Honorary Doctor Marten Oosting
On 29 November 1996, Marten Oosting, MA was awarded an honorary doctorate from the University of Twente. This is because of his significance to the science of public administration in general and to the Department of Public Administration of the UT, in particular.
Mr. Marten Oosting, MA, L.LM
Marten Oosting, born in 1943, was the National Ombudsman from 1987 to 1999. The university praises the Jurisprudence of Precision developed by Oosting. With this, he provided a scientific basis for the institution of Ombudsman, according to the UT. In addition, the UT expressed its appreciation for his national significance as National Ombudsman. Oosting: "I received the notice in a letter from the then rector Popma, on April 29, 1996 about the decision of the Council of Deans to nominate me for an honorary degree. An honorary doctorate is awarded "for outstanding merits," as the rector wrote. In my case, they considered my significance for the science of public administration in general and the Department of Public Administration of the University of Twente, in particular, and my national significance as National Ombudsman. Honorary supervisor, Professor Rider, pointed this out, in his speech given at the presentation of the method I developed as National Ombudsman for objectively testing the propriety of government conduct."
Include the four honorary doctors and their promoters during the ceremony
After several years of military service, Marten Oosting was appointed lecturer at the University of Twente, then Technical University of Twente. Oosting: "From 1 May 1970 to 1 February 1978, I worked as a senior lecturer at what was then the THT. I was, at that time, directly involved -- with respect to both the content and the organisation -- in the preparations and the establishment of the Department of Public Administration. This was the first full university degree course in public administration in our country and it was launched in 1976. Thus, I was Secretary of the Preparatory Committee and then the provisional board of the former subdepartment of Public Administration. Both of these were chaired by former rector Prof. P. J. Zandbergen. Subsequently, I was Dean of Education in the first board, until my departure to the University of Groningen. From 1970 - 1974, we lived on campus (Reelaan). From 1993 - 2001, I was chairman of the Dutch Research School for Public Administration, whose lead agency status was then in Twente." Oosting continued his career as a lecturer and professor at the University of Groningen. On 1 October 1987 he was appointed National Ombudsman. As ombudsman, he regularly sought publicity, including via a column in De Telegraaf. In this way, he familiarized a wide audience with his work. After his departure as Ombudsman, he became a member of the Council of State, a position he held from 2000 until his retirement in 2013.

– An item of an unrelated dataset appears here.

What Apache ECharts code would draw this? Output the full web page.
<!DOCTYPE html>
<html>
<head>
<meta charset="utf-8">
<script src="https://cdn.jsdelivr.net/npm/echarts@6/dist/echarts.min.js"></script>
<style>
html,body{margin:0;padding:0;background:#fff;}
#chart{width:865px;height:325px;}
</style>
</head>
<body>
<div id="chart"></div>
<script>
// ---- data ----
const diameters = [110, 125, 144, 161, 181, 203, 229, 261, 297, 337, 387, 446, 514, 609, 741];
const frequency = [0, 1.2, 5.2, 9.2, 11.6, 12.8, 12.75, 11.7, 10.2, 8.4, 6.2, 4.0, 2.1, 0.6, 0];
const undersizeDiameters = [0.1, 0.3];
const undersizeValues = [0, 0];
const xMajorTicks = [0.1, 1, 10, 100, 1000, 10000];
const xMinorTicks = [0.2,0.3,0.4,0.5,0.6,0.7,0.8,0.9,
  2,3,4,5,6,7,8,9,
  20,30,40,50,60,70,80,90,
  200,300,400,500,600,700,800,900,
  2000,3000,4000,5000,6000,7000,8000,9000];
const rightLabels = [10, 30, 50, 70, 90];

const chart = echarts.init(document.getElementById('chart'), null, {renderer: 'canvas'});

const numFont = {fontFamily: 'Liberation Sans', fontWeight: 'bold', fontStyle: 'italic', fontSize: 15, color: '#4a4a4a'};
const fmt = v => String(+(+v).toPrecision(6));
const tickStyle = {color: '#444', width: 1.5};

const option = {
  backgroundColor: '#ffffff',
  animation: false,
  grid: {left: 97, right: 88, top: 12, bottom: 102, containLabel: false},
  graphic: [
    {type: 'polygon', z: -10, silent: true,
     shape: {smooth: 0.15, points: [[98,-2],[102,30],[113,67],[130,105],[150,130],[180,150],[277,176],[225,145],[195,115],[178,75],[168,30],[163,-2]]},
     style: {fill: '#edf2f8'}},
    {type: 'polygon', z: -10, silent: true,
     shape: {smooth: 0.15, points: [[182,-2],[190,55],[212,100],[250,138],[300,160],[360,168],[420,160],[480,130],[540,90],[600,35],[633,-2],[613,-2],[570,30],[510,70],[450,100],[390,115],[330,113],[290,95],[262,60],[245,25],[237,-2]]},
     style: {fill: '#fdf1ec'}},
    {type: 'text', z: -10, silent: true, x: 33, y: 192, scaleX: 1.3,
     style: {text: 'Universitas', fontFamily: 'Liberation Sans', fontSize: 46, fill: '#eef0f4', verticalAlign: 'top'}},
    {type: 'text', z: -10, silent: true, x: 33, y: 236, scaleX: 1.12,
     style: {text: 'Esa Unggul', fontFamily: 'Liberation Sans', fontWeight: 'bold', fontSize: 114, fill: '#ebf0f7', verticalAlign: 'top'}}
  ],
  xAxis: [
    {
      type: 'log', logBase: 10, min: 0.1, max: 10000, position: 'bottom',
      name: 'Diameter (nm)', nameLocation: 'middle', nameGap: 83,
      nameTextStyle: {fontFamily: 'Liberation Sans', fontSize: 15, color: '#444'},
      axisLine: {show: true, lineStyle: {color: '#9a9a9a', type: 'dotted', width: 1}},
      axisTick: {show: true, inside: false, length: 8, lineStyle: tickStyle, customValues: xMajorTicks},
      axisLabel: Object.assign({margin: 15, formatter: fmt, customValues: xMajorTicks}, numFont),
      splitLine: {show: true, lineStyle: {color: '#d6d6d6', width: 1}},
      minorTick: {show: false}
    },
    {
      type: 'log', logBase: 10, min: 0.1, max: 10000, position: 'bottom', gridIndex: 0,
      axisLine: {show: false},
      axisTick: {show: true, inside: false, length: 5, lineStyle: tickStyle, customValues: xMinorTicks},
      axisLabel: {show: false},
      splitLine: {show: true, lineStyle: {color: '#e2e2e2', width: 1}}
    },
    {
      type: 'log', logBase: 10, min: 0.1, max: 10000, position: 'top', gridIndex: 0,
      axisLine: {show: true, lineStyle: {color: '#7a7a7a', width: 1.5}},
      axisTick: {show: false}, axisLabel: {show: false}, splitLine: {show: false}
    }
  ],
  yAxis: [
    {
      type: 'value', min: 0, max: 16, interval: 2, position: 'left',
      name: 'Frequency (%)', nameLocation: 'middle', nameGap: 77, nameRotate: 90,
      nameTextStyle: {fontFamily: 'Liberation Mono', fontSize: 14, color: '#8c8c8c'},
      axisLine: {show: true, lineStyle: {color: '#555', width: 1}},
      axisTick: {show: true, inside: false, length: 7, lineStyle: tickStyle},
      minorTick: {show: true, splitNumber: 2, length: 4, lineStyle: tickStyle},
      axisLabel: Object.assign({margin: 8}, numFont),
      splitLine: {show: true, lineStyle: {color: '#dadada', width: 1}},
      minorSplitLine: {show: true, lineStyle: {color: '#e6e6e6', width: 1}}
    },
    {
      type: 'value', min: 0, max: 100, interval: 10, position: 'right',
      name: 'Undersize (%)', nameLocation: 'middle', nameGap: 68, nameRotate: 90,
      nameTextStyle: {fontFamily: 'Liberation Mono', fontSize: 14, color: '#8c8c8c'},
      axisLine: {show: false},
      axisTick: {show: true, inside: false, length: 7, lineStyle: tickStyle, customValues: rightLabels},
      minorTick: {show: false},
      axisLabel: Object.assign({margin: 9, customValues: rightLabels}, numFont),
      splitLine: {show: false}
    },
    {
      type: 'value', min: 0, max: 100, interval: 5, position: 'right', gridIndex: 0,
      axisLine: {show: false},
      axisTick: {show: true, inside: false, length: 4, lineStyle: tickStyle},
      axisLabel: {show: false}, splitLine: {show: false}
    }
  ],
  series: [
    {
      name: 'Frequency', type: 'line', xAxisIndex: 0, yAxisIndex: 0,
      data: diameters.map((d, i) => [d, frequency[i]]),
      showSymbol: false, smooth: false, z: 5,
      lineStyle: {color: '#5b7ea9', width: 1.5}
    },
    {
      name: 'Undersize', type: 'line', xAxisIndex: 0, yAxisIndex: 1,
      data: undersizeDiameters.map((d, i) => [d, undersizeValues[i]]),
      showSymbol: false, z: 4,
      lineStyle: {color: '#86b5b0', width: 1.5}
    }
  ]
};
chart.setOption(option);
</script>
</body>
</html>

The honorary doctors in a row during the ceremony
Oosting on the honorary doctorate:
The decision of the UT came as a total surprise to Oosting. "As the name, 'honorary' says: I truly considered this honorary doctorate to be an exceptional honour. I was affected by this award because of my relationship with the UT and because, for the first time, someone was nominated from the field of public administration. But also because this is such a special form of recognition for my pioneering work as National Ombudsman. The honorary doctorate has reconfirmed my bond with the UT. After my resignation as chairman of the school of research , I had no new collaboration with UT, my work as a member of the Council of State gave no reason to do so. However, my bond with Enschede was also reconfirmed by my chairmanship of the Committee of Inquiry on the fireworks disaster."
Dean Prof. De Jong, Marten Oosting, MA, LL.M. and honorary advisor, Professor Rider
Advice to young scientists or students:
"I recently retired and have had the privilege during my working life to be able to change a number of times to what was always an interesting new job and a new work environment. In my double scientific training, I placed the focus on public administration. When, in 1970, after my military service, I joined the then THT, it was because I had heard of plans in Twente to start what would be, in our country, a new course of study in public administration; I felt that I wanted to take part in that project. University of Groningen, National Ombudsman, State Council; they were always new opportunities and I was lucky to have been given them. With every new challenge, of course, the experience gained in previous positions were useful for the new job. Thus, it is indeed a lifelong learning experience. Against the background of these experiences, I can only recommend to those who are still at the beginning of their careers to use all their talents, creativity and energy for what they are doing at any given moment, but also not to hesitate to seize opportunities that arise to start new phases in their careers. You can sometimes lend chance a hand."